══ Recorded information ══

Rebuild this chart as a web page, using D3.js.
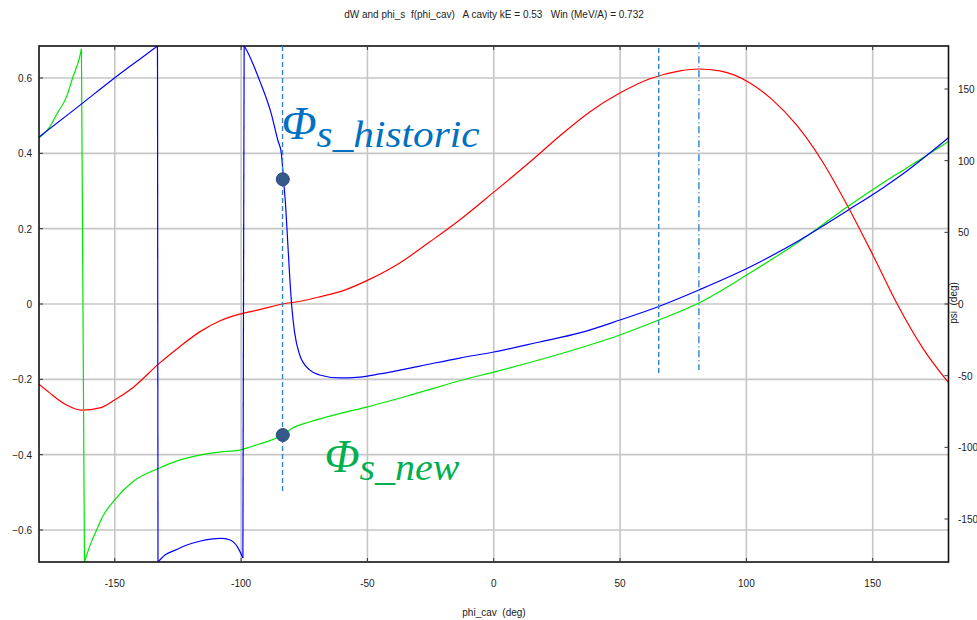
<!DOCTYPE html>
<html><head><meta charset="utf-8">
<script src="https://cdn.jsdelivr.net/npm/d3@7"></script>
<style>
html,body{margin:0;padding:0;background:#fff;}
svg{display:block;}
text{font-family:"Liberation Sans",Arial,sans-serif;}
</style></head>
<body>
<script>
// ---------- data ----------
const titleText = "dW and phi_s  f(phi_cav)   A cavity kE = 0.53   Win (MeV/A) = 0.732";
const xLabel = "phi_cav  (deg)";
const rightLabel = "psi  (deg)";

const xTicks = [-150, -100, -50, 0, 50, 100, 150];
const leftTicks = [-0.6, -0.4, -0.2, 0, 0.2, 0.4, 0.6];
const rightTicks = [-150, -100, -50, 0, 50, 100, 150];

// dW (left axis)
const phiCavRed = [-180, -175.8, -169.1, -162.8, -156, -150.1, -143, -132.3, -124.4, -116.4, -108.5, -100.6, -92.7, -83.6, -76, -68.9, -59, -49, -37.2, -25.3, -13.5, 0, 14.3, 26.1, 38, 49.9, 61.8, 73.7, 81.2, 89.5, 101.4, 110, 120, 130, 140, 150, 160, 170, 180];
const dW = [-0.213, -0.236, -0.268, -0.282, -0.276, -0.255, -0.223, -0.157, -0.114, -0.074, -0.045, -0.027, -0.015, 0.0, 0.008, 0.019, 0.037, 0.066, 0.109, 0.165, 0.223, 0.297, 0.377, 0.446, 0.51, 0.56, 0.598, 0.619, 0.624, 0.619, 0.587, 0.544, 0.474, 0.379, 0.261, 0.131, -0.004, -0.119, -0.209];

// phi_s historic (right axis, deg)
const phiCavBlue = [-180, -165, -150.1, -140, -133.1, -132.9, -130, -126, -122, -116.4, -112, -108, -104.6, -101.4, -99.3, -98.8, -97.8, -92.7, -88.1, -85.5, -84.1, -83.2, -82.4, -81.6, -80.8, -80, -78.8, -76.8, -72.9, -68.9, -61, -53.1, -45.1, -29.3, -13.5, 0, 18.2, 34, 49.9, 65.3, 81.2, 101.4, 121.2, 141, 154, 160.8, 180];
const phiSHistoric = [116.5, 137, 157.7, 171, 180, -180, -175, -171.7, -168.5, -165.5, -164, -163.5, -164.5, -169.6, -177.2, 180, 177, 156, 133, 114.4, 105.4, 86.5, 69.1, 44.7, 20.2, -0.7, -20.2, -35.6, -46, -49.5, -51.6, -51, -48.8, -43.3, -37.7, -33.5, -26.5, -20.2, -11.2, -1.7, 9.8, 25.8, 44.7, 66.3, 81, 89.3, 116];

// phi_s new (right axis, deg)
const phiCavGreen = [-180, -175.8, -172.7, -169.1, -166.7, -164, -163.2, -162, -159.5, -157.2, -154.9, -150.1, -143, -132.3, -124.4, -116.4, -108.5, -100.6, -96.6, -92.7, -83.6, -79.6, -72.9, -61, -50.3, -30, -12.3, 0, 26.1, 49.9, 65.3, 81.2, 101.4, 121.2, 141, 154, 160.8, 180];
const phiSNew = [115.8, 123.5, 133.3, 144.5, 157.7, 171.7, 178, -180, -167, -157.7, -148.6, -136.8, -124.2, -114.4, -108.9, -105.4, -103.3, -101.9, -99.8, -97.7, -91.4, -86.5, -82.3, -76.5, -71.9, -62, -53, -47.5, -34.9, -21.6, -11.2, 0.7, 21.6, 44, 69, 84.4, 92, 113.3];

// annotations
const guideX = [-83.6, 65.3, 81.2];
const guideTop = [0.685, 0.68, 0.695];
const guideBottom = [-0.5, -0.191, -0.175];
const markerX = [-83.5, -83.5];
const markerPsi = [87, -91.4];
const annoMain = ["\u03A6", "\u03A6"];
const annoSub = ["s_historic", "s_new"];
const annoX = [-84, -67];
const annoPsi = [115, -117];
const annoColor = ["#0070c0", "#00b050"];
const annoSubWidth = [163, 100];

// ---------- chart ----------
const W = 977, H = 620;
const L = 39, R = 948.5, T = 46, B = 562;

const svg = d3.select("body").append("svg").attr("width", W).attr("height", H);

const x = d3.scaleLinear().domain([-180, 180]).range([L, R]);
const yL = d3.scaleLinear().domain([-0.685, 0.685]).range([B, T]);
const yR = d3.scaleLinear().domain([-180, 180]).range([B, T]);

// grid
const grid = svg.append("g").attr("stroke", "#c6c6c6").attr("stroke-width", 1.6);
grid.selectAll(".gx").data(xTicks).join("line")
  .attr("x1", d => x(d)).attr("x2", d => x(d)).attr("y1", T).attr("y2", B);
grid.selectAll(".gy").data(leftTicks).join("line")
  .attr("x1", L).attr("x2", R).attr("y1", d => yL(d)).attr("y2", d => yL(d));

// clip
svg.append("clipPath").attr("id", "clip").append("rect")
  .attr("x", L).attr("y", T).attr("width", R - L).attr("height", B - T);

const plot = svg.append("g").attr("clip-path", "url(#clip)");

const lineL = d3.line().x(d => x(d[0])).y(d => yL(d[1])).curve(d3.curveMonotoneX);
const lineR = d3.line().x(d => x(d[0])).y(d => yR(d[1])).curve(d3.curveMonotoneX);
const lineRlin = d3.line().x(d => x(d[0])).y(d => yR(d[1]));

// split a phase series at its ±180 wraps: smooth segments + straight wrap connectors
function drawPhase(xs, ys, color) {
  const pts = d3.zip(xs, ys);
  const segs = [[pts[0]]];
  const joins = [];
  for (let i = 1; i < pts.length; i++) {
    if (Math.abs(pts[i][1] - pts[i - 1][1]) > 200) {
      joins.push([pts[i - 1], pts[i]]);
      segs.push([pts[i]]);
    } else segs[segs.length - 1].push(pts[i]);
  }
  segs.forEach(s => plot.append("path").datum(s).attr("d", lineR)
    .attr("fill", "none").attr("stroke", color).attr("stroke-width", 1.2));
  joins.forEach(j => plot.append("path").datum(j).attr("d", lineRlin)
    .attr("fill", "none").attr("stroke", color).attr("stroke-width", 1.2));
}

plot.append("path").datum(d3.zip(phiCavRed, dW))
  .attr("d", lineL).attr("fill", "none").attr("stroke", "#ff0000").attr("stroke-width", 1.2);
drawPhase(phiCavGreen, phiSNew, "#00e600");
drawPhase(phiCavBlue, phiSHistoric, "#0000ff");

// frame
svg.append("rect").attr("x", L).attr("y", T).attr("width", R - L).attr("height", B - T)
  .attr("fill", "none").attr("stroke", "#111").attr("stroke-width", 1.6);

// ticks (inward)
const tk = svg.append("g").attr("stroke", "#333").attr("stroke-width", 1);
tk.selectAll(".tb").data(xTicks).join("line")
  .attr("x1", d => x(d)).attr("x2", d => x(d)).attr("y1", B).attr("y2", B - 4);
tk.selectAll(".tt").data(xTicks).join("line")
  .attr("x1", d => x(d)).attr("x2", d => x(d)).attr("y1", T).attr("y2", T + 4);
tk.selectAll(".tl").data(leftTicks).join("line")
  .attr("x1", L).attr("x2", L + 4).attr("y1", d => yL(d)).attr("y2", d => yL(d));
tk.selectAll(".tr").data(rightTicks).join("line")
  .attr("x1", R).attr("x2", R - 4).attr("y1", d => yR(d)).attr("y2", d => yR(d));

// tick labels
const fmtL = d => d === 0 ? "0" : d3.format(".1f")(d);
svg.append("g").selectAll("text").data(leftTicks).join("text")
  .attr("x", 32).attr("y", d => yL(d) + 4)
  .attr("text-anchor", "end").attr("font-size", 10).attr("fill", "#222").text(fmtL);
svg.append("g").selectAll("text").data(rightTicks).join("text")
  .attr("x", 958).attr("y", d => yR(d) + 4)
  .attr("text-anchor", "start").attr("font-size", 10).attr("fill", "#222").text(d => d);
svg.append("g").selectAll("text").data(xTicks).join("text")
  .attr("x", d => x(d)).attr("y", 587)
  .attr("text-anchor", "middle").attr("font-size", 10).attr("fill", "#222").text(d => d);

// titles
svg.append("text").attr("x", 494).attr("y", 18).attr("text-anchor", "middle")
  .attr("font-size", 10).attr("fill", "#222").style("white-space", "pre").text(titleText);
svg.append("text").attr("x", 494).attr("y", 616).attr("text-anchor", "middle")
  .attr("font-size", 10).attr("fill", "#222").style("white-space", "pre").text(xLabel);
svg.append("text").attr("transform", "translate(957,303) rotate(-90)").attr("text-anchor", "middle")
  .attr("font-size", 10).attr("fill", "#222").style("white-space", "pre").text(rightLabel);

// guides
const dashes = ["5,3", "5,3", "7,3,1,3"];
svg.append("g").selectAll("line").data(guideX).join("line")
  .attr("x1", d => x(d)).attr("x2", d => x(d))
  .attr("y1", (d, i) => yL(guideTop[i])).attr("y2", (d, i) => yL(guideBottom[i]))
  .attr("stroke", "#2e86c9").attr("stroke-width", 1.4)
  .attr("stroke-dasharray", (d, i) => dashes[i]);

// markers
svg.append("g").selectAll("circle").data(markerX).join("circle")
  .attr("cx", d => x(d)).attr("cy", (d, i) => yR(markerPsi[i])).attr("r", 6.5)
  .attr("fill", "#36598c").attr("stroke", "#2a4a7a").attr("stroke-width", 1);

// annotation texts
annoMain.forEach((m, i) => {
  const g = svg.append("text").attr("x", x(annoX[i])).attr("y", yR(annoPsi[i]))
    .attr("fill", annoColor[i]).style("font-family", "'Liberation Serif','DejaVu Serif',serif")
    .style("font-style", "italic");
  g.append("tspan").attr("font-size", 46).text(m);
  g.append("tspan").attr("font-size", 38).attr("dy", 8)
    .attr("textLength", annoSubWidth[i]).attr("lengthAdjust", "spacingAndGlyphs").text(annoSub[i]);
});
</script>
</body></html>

═══

Go from the first line of the listing to the line holding "-0.004, -0.119, -0.209];" and, please, transcribe those lines exactly, both included, with no pictures.

Rebuild this chart as a web page, using D3.js.
<!DOCTYPE html>
<html><head><meta charset="utf-8">
<script src="https://cdn.jsdelivr.net/npm/d3@7"></script>
<style>
html,body{margin:0;padding:0;background:#fff;}
svg{display:block;}
text{font-family:"Liberation Sans",Arial,sans-serif;}
</style></head>
<body>
<script>
// ---------- data ----------
const titleText = "dW and phi_s  f(phi_cav)   A cavity kE = 0.53   Win (MeV/A) = 0.732";
const xLabel = "phi_cav  (deg)";
const rightLabel = "psi  (deg)";

const xTicks = [-150, -100, -50, 0, 50, 100, 150];
const leftTicks = [-0.6, -0.4, -0.2, 0, 0.2, 0.4, 0.6];
const rightTicks = [-150, -100, -50, 0, 50, 100, 150];

// dW (left axis)
const phiCavRed = [-180, -175.8, -169.1, -162.8, -156, -150.1, -143, -132.3, -124.4, -116.4, -108.5, -100.6, -92.7, -83.6, -76, -68.9, -59, -49, -37.2, -25.3, -13.5, 0, 14.3, 26.1, 38, 49.9, 61.8, 73.7, 81.2, 89.5, 101.4, 110, 120, 130, 140, 150, 160, 170, 180];
const dW = [-0.213, -0.236, -0.268, -0.282, -0.276, -0.255, -0.223, -0.157, -0.114, -0.074, -0.045, -0.027, -0.015, 0.0, 0.008, 0.019, 0.037, 0.066, 0.109, 0.165, 0.223, 0.297, 0.377, 0.446, 0.51, 0.56, 0.598, 0.619, 0.624, 0.619, 0.587, 0.544, 0.474, 0.379, 0.261, 0.131, -0.004, -0.119, -0.209];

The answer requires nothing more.